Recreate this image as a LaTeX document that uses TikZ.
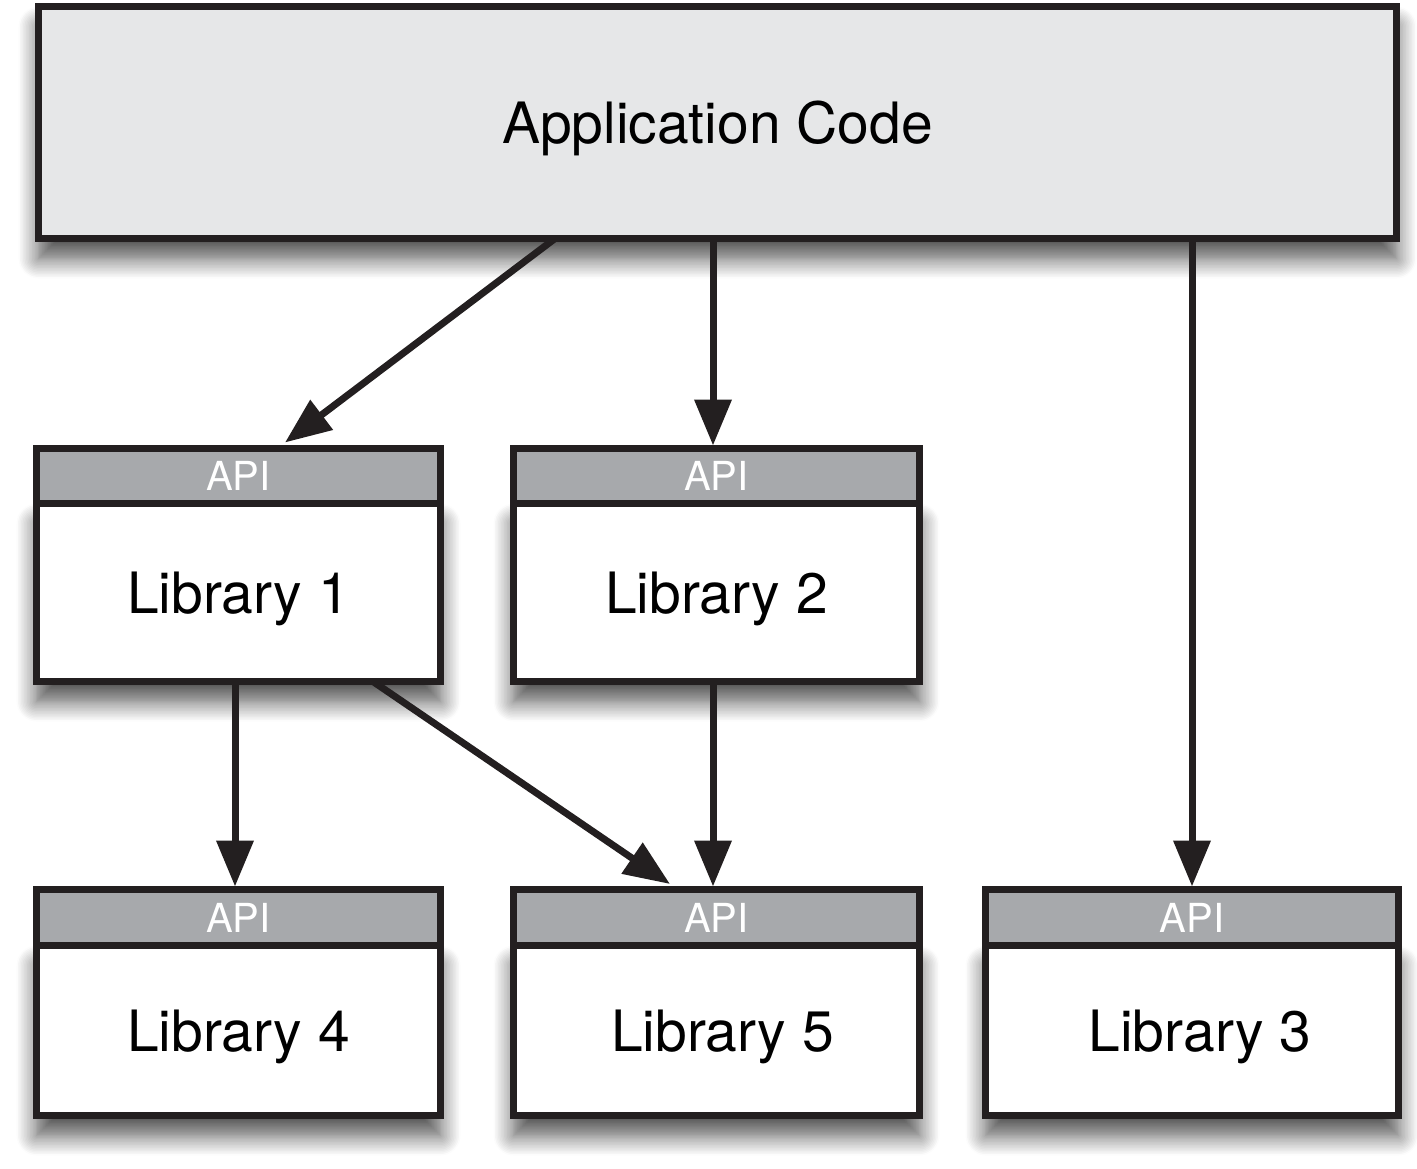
\documentclass[tikz,border=0pt]{standalone}
\usepackage{fontspec}
\setmainfont{TeX Gyre Heros}
\usetikzlibrary{arrows.meta,shadows.blur}

\definecolor{ink}{HTML}{231F20}
\definecolor{appfill}{HTML}{E6E7E8}
\definecolor{apifill}{HTML}{A7A9AC}

\tikzset{
  boxline/.style={draw=ink, line width=3.5pt, rectangle, inner sep=0pt, outer sep=0pt},
  dropshadow/.style={blur shadow={shadow xshift=0pt, shadow yshift=-10pt,
      shadow blur radius=10pt, shadow opacity=70, shadow blur steps=14}},
  appbox/.style={boxline, fill=appfill, minimum width=679pt, minimum height=116pt,
      font=\fontsize{28.5}{31}\selectfont, text depth=0pt, dropshadow},
  libbox/.style={boxline, fill=white, minimum height=89pt, anchor=north,
      font=\fontsize{28.5}{31}\selectfont, text depth=0pt, dropshadow},
  apibar/.style={boxline, fill=apifill, minimum height=27.5pt, anchor=south,
      text=white, font=\fontsize{20}{22}\selectfont},
  dep/.style={draw=ink, line width=3.5pt, -{Triangle[length=23pt,width=18pt]}},
}

\begin{document}
\begin{tikzpicture}[x=0.5pt, y=-0.5pt]
  \useasboundingbox (0,0) rectangle (1417,1168);

  % application layer
  \node[appbox] (app) at (717.5,122.5) {Application Code};

  % first row of libraries
  \node[libbox, minimum width=202pt] (l1) at (238.5,503.5) {Library 1};
  \node[apibar, minimum width=202pt] (l1api) at (l1.north) {API};
  \node[libbox, minimum width=203pt] (l2) at (716.5,503.5) {Library 2};
  \node[apibar, minimum width=203pt] (l2api) at (l2.north) {API};

  % second row of libraries
  \node[libbox, minimum width=202pt, minimum height=85pt] (l4) at (238.5,945.5) {Library 4};
  \node[apibar, minimum width=202pt, minimum height=28pt] (l4api) at (l4.north) {API};
  \node[libbox, minimum width=203pt, minimum height=85pt] (l5) at (716.5,945.5) {\hspace*{6pt}Library 5};
  \node[apibar, minimum width=203pt, minimum height=28pt] (l5api) at (l5.north) {API};
  \node[libbox, minimum width=206.5pt, minimum height=85pt] (l3) at (1192,945.5) {\hspace*{8pt}Library 3};
  \node[apibar, minimum width=206.5pt, minimum height=28pt] (l3api) at (l3.north) {API};

  % dependencies
  \draw[dep] ([xshift=-81.25pt]app.south) -- ([xshift=23.25pt,yshift=3pt]l1api.north);
  \draw[dep] ([xshift=-1.75pt]app.south -| l2api.north) -- ([xshift=-1.75pt,yshift=1.5pt]l2api.north);
  \draw[dep] (app.south -| l3api.north) -- ([yshift=1.5pt]l3api.north);
  \draw[dep] ([xshift=-1.75pt]l1.south) -- ([xshift=-1.75pt,yshift=1.5pt]l4api.north);
  \draw[dep] ([xshift=67.25pt]l1.south) -- ([xshift=-23.25pt,yshift=2.75pt]l5api.north);
  \draw[dep] ([xshift=-1.75pt]l2.south) -- ([xshift=-1.75pt,yshift=1.5pt]l5api.north);
\end{tikzpicture}
\end{document}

*OBJECTIVE:*
Write the listing above out again exactly, dropping each image.

*OUTPUT OF THE TASK:*
Recreate this image as a LaTeX document that uses TikZ.
\documentclass[tikz,border=0pt]{standalone}
\usepackage{fontspec}
\setmainfont{TeX Gyre Heros}
\usetikzlibrary{arrows.meta,shadows.blur}

\definecolor{ink}{HTML}{231F20}
\definecolor{appfill}{HTML}{E6E7E8}
\definecolor{apifill}{HTML}{A7A9AC}

\tikzset{
  boxline/.style={draw=ink, line width=3.5pt, rectangle, inner sep=0pt, outer sep=0pt},
  dropshadow/.style={blur shadow={shadow xshift=0pt, shadow yshift=-10pt,
      shadow blur radius=10pt, shadow opacity=70, shadow blur steps=14}},
  appbox/.style={boxline, fill=appfill, minimum width=679pt, minimum height=116pt,
      font=\fontsize{28.5}{31}\selectfont, text depth=0pt, dropshadow},
  libbox/.style={boxline, fill=white, minimum height=89pt, anchor=north,
      font=\fontsize{28.5}{31}\selectfont, text depth=0pt, dropshadow},
  apibar/.style={boxline, fill=apifill, minimum height=27.5pt, anchor=south,
      text=white, font=\fontsize{20}{22}\selectfont},
  dep/.style={draw=ink, line width=3.5pt, -{Triangle[length=23pt,width=18pt]}},
}

\begin{document}
\begin{tikzpicture}[x=0.5pt, y=-0.5pt]
  \useasboundingbox (0,0) rectangle (1417,1168);

  % application layer
  \node[appbox] (app) at (717.5,122.5) {Application Code};

  % first row of libraries
  \node[libbox, minimum width=202pt] (l1) at (238.5,503.5) {Library 1};
  \node[apibar, minimum width=202pt] (l1api) at (l1.north) {API};
  \node[libbox, minimum width=203pt] (l2) at (716.5,503.5) {Library 2};
  \node[apibar, minimum width=203pt] (l2api) at (l2.north) {API};

  % second row of libraries
  \node[libbox, minimum width=202pt, minimum height=85pt] (l4) at (238.5,945.5) {Library 4};
  \node[apibar, minimum width=202pt, minimum height=28pt] (l4api) at (l4.north) {API};
  \node[libbox, minimum width=203pt, minimum height=85pt] (l5) at (716.5,945.5) {\hspace*{6pt}Library 5};
  \node[apibar, minimum width=203pt, minimum height=28pt] (l5api) at (l5.north) {API};
  \node[libbox, minimum width=206.5pt, minimum height=85pt] (l3) at (1192,945.5) {\hspace*{8pt}Library 3};
  \node[apibar, minimum width=206.5pt, minimum height=28pt] (l3api) at (l3.north) {API};

  % dependencies
  \draw[dep] ([xshift=-81.25pt]app.south) -- ([xshift=23.25pt,yshift=3pt]l1api.north);
  \draw[dep] ([xshift=-1.75pt]app.south -| l2api.north) -- ([xshift=-1.75pt,yshift=1.5pt]l2api.north);
  \draw[dep] (app.south -| l3api.north) -- ([yshift=1.5pt]l3api.north);
  \draw[dep] ([xshift=-1.75pt]l1.south) -- ([xshift=-1.75pt,yshift=1.5pt]l4api.north);
  \draw[dep] ([xshift=67.25pt]l1.south) -- ([xshift=-23.25pt,yshift=2.75pt]l5api.north);
  \draw[dep] ([xshift=-1.75pt]l2.south) -- ([xshift=-1.75pt,yshift=1.5pt]l5api.north);
\end{tikzpicture}
\end{document}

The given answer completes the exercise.